At the same time, any agreement would have to be shared with Parliament and people at some time; it would be worse if the suggested deal is discarded for lack of public support. Kashmir is not the same thing as the nuclear deal. It is a highly emotional and politicised issue on which all Indians have definite views and which impinges on our sovereignty and territorial integrity. The nuclear agreement, when all is said and done, did not get the aam aadmi involved to any significant extent and was difficult for most people to fully comprehend.

There is more to foreign policy than U.N. or IAEA. Of equal or more importance from the national interest perspective are the negotiations on climate change and the Doha round of WTO. The outcome of these negotiations will have an impact on India’s security for decades to come.

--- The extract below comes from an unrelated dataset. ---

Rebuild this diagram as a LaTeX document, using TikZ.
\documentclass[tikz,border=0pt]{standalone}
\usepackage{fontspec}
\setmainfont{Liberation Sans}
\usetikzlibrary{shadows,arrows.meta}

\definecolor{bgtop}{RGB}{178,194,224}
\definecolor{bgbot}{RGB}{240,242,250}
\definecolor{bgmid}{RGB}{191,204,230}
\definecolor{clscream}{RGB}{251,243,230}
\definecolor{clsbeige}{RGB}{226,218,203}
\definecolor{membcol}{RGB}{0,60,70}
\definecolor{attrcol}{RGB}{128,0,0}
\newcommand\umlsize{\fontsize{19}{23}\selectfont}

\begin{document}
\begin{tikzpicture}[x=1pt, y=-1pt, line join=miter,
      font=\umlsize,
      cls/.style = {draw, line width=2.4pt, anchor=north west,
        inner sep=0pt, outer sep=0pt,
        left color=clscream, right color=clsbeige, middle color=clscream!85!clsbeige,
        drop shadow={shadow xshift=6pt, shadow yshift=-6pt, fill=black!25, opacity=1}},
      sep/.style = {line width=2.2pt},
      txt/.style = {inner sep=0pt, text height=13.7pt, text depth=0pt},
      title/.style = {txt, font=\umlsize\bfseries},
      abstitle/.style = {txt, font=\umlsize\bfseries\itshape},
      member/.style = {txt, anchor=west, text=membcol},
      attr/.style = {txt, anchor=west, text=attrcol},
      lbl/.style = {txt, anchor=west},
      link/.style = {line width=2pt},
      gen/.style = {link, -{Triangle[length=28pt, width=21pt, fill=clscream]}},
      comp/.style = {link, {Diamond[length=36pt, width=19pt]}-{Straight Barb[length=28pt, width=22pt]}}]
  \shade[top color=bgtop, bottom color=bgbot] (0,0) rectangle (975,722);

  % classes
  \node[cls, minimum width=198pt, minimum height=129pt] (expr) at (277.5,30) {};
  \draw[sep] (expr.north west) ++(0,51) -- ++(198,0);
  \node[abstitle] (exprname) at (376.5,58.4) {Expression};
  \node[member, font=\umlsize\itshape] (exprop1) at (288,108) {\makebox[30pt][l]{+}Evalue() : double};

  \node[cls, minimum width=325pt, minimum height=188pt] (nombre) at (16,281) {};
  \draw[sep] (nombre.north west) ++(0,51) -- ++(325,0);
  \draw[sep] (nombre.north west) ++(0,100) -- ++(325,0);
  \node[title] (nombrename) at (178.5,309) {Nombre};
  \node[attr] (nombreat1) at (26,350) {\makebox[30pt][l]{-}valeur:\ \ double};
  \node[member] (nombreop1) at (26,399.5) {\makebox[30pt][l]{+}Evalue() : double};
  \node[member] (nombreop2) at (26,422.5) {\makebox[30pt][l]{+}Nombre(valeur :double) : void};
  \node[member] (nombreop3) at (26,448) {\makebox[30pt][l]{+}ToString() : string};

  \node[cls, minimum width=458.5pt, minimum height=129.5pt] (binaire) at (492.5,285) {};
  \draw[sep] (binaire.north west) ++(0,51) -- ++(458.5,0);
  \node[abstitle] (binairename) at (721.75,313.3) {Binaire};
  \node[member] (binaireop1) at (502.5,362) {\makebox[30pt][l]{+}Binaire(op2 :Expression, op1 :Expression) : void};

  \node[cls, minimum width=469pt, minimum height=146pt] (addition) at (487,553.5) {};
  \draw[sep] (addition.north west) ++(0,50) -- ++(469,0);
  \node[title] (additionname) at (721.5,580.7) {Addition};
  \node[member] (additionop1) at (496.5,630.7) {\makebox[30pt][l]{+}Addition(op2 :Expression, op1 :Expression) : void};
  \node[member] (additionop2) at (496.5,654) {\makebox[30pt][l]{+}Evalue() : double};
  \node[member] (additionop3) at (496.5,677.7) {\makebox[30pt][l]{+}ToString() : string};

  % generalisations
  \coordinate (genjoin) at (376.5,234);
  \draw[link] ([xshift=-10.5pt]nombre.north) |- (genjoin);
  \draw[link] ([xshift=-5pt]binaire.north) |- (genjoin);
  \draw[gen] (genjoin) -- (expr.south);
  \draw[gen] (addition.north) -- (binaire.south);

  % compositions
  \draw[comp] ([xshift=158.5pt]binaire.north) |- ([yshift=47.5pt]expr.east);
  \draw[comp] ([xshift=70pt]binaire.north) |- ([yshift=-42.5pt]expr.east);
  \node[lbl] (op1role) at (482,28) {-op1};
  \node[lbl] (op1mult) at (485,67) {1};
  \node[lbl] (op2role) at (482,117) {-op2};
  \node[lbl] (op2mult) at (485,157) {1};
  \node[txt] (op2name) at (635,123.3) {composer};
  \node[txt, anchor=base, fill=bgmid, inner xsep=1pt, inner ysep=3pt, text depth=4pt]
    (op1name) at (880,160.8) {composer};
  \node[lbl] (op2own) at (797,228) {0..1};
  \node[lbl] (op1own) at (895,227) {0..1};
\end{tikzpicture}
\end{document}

Even close allies of the U.S., members of the EU, do not fight shy of taking the American corporations to court in WTO when hard interests involving jobs and security for their peoples are on the line. The Indian government has so far been resisting American and other pressure on the relevant forums and has refused to agree to any proposal which will adversely affect either our right to develop or the interests of our farmers.

‘Independence’ in conducting foreign affairs is highly cherished by peoples. Nobody is happy when the government is perceived to be acting to accommodate the interests or demands of other governments. The perception might not necessarily be justified and might be influenced by propaganda by ideologues of various persuasions. It is always worthwhile for the government to invest heavily in educating public opinion about the rationale of its actions whenever there is a possibility of people drawing such perceptions.